The first one has the "potentially insecure" note and is part of -Wformat-security which is on by default. The second warning is behind -Wformat-nonliteral which is disabled by default.

I don't know the reasoning behind this, but it seems to match GCC. Perhaps the idea is that when there are additional arguments, it's expected that the user is aware that the function is not just printing, but treating the first arg as a format string.

pkasting commented 1 year ago

the fact that f22() is itself tagged with the format attribute should let the compiler realize that the first arg is a literal at the original callsite

The code (I believe this would live in checkFormatStringExpr) is not smart enough to do this, but maybe that could be arranged :-)

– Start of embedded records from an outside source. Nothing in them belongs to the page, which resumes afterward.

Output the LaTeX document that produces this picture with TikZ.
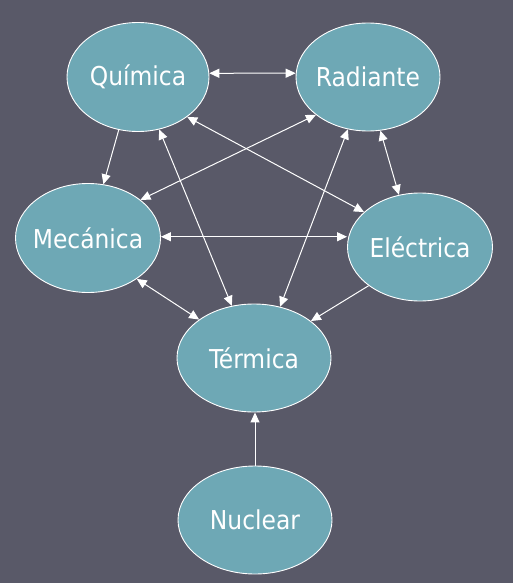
\documentclass[tikz,border=0pt]{standalone}
\usepackage{fontspec}
\setmainfont{DejaVu Sans Condensed}
\usetikzlibrary{shapes.geometric,arrows.meta}
\definecolor{bgc}{RGB}{89,89,104}
\definecolor{fillc}{RGB}{110,168,181}
\tikzset{
  energy/.style={ellipse, draw=white, line width=0.9pt, fill=fillc, inner xsep=-12pt, inner ysep=0pt,
    text=white, font=\fontsize{26}{31}\selectfont},
  link/.style={draw=white, line width=1pt, -{Triangle[length=10pt,width=9pt]}},
  blink/.style={draw=white, line width=1pt, {Triangle[length=10pt,width=9pt]}-{Triangle[length=10pt,width=9pt]}}
}
\begin{document}
\begin{tikzpicture}[x=1pt,y=-1pt]
\fill[bgc] (0,0) rectangle (513,583);
\useasboundingbox (0,0) rectangle (513,583);
\node[energy, minimum width=142pt, minimum height=109pt] (Q) at (138,77) {Química};
\node[energy, minimum width=144pt, minimum height=108pt] (R) at (368,77) {Radiante};
\node[energy, minimum width=145pt, minimum height=109pt] (M) at (88,238) {Mecánica};
\node[energy, minimum width=145pt, minimum height=108pt] (E) at (420,247) {Eléctrica};
\node[energy, minimum width=154pt, minimum height=108pt] (T) at (254,358) {Térmica};
\node[energy, minimum width=154pt, minimum height=108pt] (N) at (255,520) {Nuclear};
\draw[blink] (Q.3) -- (R.177);
\draw[link] (Q.-110) -- (M.74);
\draw[blink] (Q.-68) -- (T.113);
\draw[blink] (Q.-39) -- (E.148);
\draw[blink] (R.-144) -- (M.36);
\draw[blink] (R.-77) -- (E.112);
\draw[blink] (R.-111) -- (T.63);
\draw[blink] (M.1) -- (M.1 -| E.west);
\draw[blink] (M.-40) -- (T.145);
\draw[link] (E.-143) -- (T.33);
\draw[link] (N.north) -- (N.north |- T.south);
\end{tikzpicture}
\end{document}
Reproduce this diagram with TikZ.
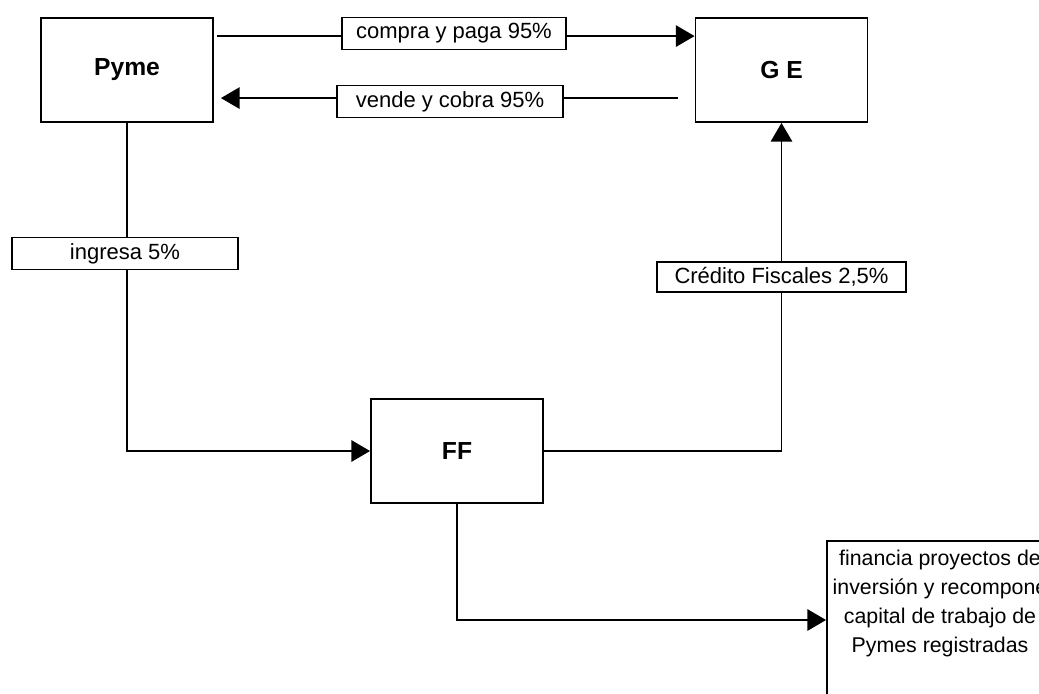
\documentclass[tikz,border=0pt]{standalone}
\usepackage{fontspec}
\setmainfont{Liberation Sans}
\usetikzlibrary{arrows.meta}
\tikzset{
    caja/.style={draw, line width=1.4pt, minimum width=129pt, minimum height=78pt, font=\fontsize{18.5}{22}\selectfont\bfseries},
    etiq/.style={draw, fill=white, line width=1.4pt, inner sep=0pt, minimum height=24pt, font=\fontsize{16.5}{21.75}\selectfont},
    flecha/.style={line width=1.4pt, -{Triangle[length=14pt, width=16pt]}}
}
\begin{document}
\begin{tikzpicture}[x=0.75pt, y=-0.75pt]
        \clip (0, 0) rectangle (1039, 693);

        \node[caja] (pyme) at (127, 70) {Pyme};
        \node[caja] (ge) at (781.5, 70) {G E};
        \node[caja] (ff) at (457, 451) {FF};
        \node[draw, line width=1.4pt, minimum width=169.5pt, minimum height=118.5pt] (fin) at (940, 620) {};

        \draw[flecha]([shift={(3, 19)}]pyme.north east)--([shift={(0, 19)}]ge.north west);
        \draw[flecha]([shift={(-17, 81)}]ge.north west)--([shift={(7, 81)}]pyme.north east);
        \draw[flecha](pyme.south)|-(ff.west);
        \draw[flecha](ff.east)-|(ge.south);
        \draw[flecha](ff.south)|-(fin.west);

        \node[etiq, minimum width=168pt] (compra) at (454, 33.5) {compra y paga 95\%};
        \node[etiq, minimum width=169.5pt] (vende) at (450, 101.5) {vende y cobra 95\%};
        \node[etiq, minimum width=169.5pt] (ingresa) at (125, 253.5) {ingresa 5\%};
        \node[etiq, minimum width=186.75pt, minimum height=22.5pt] (credito) at (781.5, 277) {Crédito Fiscales 2,5\%};
        \node[align=center, font=\fontsize{16}{21.75}\selectfont] (fintexto) at (940, 603) {financia proyectos de\\inversión y recompone\\capital de trabajo de\\Pymes registradas};
    \end{tikzpicture}
\end{document}
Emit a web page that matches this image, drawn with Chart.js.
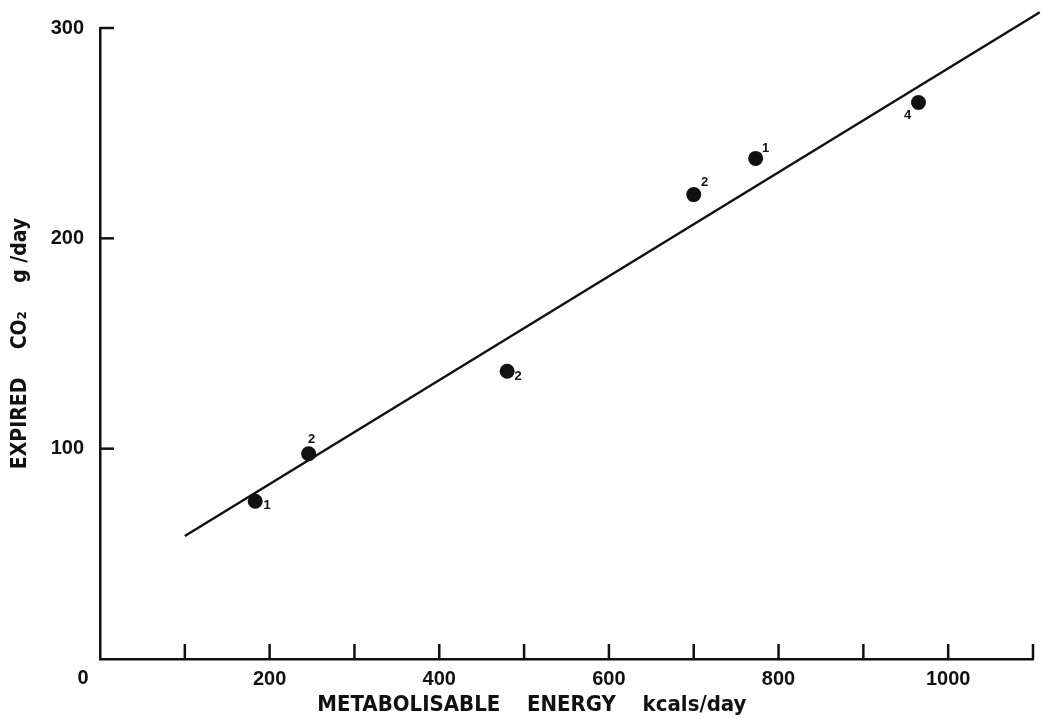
<!DOCTYPE html>
<html>
<head>
<meta charset="utf-8">
<script src="https://cdn.jsdelivr.net/npm/chart.js@4"></script>
<style>
  html, body { margin: 0; padding: 0; background: #ffffff; }
  #wrap { width: 1042px; height: 719px; }
</style>
</head>
<body>
<div id="wrap"><canvas id="c" width="1042" height="719"></canvas></div>
<script>
// Observed points: metabolisable energy (kcals/day) vs expired CO2 (g/day)
const energy = [183, 246, 480, 700, 773, 965];
const co2 = [75, 97.6, 136.8, 220.8, 238, 264.6];
const pointNotes = ['1', '2', '2', '2', '1', '4'];
// Fitted regression line end points
const fitEnergy = [100, 1108];
const fitCo2 = [58.5, 307.5];
// Axis settings
const xMin = 0, xMax = 1100, xStep = 100;
const yMin = 0, yMax = 300, yStep = 100;
const xTitle = 'METABOLISABLE\u2003 ENERGY\u2003 kcals/day\u2003\u2003\u2003\u2002';
const yTitle = 'EXPIRED\u2003\u2002CO\u2082\u2003\u2002g /day';
const originLabel = '0';

// label placement offsets (style only)
const noteOffsets = [[12, 4], [3, -14], [11, 5], [11, -12], [10, -10], [-11, 13]];

const INK = '#111111';
const TITLE_FONT = '"DejaVu Sans Condensed", "Liberation Sans Narrow", "Liberation Sans", sans-serif';

const scatterData = energy.map((x, i) => ({ x: x, y: co2[i] }));
const lineData = fitEnergy.map((x, i) => ({ x: x, y: fitCo2[i] }));

const decor = {
  id: 'decor',
  afterDraw(chart) {
    const ctx = chart.ctx;
    const xs = chart.scales.x, ys = chart.scales.y;
    const area = chart.chartArea;
    ctx.save();
    ctx.strokeStyle = INK;
    ctx.lineWidth = 2.5;
    // inward tick marks
    xs.ticks.forEach(t => {
      if (t.value === xMin) return;
      const px = xs.getPixelForValue(t.value);
      ctx.beginPath();
      ctx.moveTo(px, area.bottom);
      ctx.lineTo(px, area.bottom - 15);
      ctx.stroke();
    });
    ys.ticks.forEach(t => {
      if (t.value === yMin) return;
      const py = ys.getPixelForValue(t.value);
      ctx.beginPath();
      ctx.moveTo(area.left, py);
      ctx.lineTo(area.left + 14, py);
      ctx.stroke();
    });
    // origin label
    ctx.fillStyle = INK;
    ctx.font = 'bold 20px "Liberation Sans", Arial, sans-serif';
    ctx.textAlign = 'center';
    ctx.textBaseline = 'middle';
    ctx.fillText(originLabel, xs.getPixelForValue(xMin) - 17, ys.getPixelForValue(yMin) + 19);
    // point notes
    ctx.font = 'bold 13px "Liberation Sans", Arial, sans-serif';
    const meta = chart.getDatasetMeta(0);
    meta.data.forEach((el, i) => {
      const off = noteOffsets[i];
      ctx.fillText(pointNotes[i], el.x + off[0], el.y + off[1]);
    });
    ctx.restore();
  }
};

new Chart(document.getElementById('c'), {
  type: 'scatter',
  data: {
    datasets: [
      {
        type: 'scatter',
        data: scatterData,
        pointRadius: 7.5,
        pointHoverRadius: 7.5,
        pointBackgroundColor: INK,
        pointBorderColor: INK,
        pointBorderWidth: 0
      },
      {
        type: 'line',
        data: lineData,
        borderColor: INK,
        borderWidth: 2.5,
        pointRadius: 0,
        fill: false,
        clip: false
      }
    ]
  },
  options: {
    responsive: false,
    animation: false,
    events: [],
    layout: { padding: { top: 23, right: 9, left: 0, bottom: 0 } },
    plugins: { legend: { display: false }, tooltip: { enabled: false } },
    scales: {
      x: {
        type: 'linear',
        min: xMin, max: xMax,
        afterFit(scale) { scale.height = 60; },
        border: { display: true, color: INK, width: 2.5 },
        grid: { display: true, drawOnChartArea: false, drawTicks: false },
        ticks: {
          stepSize: xStep,
          color: INK,
          padding: 8,
          maxRotation: 0,
          autoSkip: false,
          font: { family: '"Liberation Sans", Arial, sans-serif', size: 20, weight: 'bold' },
          callback: (v) => (v !== 0 && v % 200 === 0) ? String(v) : ''
        },
        title: {
          display: true,
          text: xTitle,
          color: INK,
          padding: { top: 0, bottom: 1 },
          font: { family: TITLE_FONT, size: 22, weight: 'bold' }
        }
      },
      y: {
        type: 'linear',
        min: yMin, max: yMax,
        afterFit(scale) { scale.width = 100; },
        border: { display: true, color: INK, width: 2.5 },
        grid: { display: true, drawOnChartArea: false, drawTicks: false },
        ticks: {
          stepSize: yStep,
          color: INK,
          padding: 16,
          font: { family: '"Liberation Sans", Arial, sans-serif', size: 20, weight: 'bold' },
          callback: (v) => v === 0 ? '' : String(v)
        },
        title: {
          display: true,
          text: yTitle,
          color: INK,
          padding: { top: 8, bottom: 0 },
          font: { family: TITLE_FONT, size: 21, weight: 'bold' }
        }
      }
    }
  },
  plugins: [decor]
});
</script>
</body>
</html>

Yes, I think transitively marking the arg as a literal here is a feature request; the current warning is "technically correct, but not what you wanted".

Strangely, the second call to f2() does not produce a warning, though it is safe or unsafe in exactly the same cases as the first call.

I don't know the reasoning behind this, but it seems to match GCC. Perhaps the idea is that when there are additional arguments, it's expected that the user is aware that the function is not just printing, but treating the first arg as a format string.

My request on this bug, at least, would be that neither case trigger either warning.

I think having two warnings for this is a bit suspicious. But either way, you do raise a good point that gcc doesn't do what I'm asking for either, and technically Clang documents the format attribute as a gcc attribute; so is there a general policy on "if we were to decide gcc had a behavior we didn't like, would we maintain compat"?

zmodem commented 1 year ago

The code (I believe this would live in checkFormatStringExpr) is not smart enough to do this

I was wrong: https://github.com/llvm/llvm-project/blob/llvmorg-18-init/clang/lib/Sema/SemaChecking.cpp#L9630

But it's picky, and in the original example it fails these checks: https://github.com/llvm/llvm-project/blob/llvmorg-18-init/clang/lib/Sema/SemaChecking.cpp#L9689 In this case because f22 takes it's format args as varargs, it expects the forwarding call to f2 to take them as a va_list argument, like:

#include <stdarg.h>

void __attribute__((format(printf, 1, 2))) f2(const char* format, va_list);

void __attribute__((format(printf, 1, 2))) f22(const char* format, ...) {
  va_list ap;
  va_start(ap, format);
  f2(format, ap);
  va_end(ap);
}

That last check was added fairly recently (92edd74b37c7a96b1d47dc67cda7f92b65066025).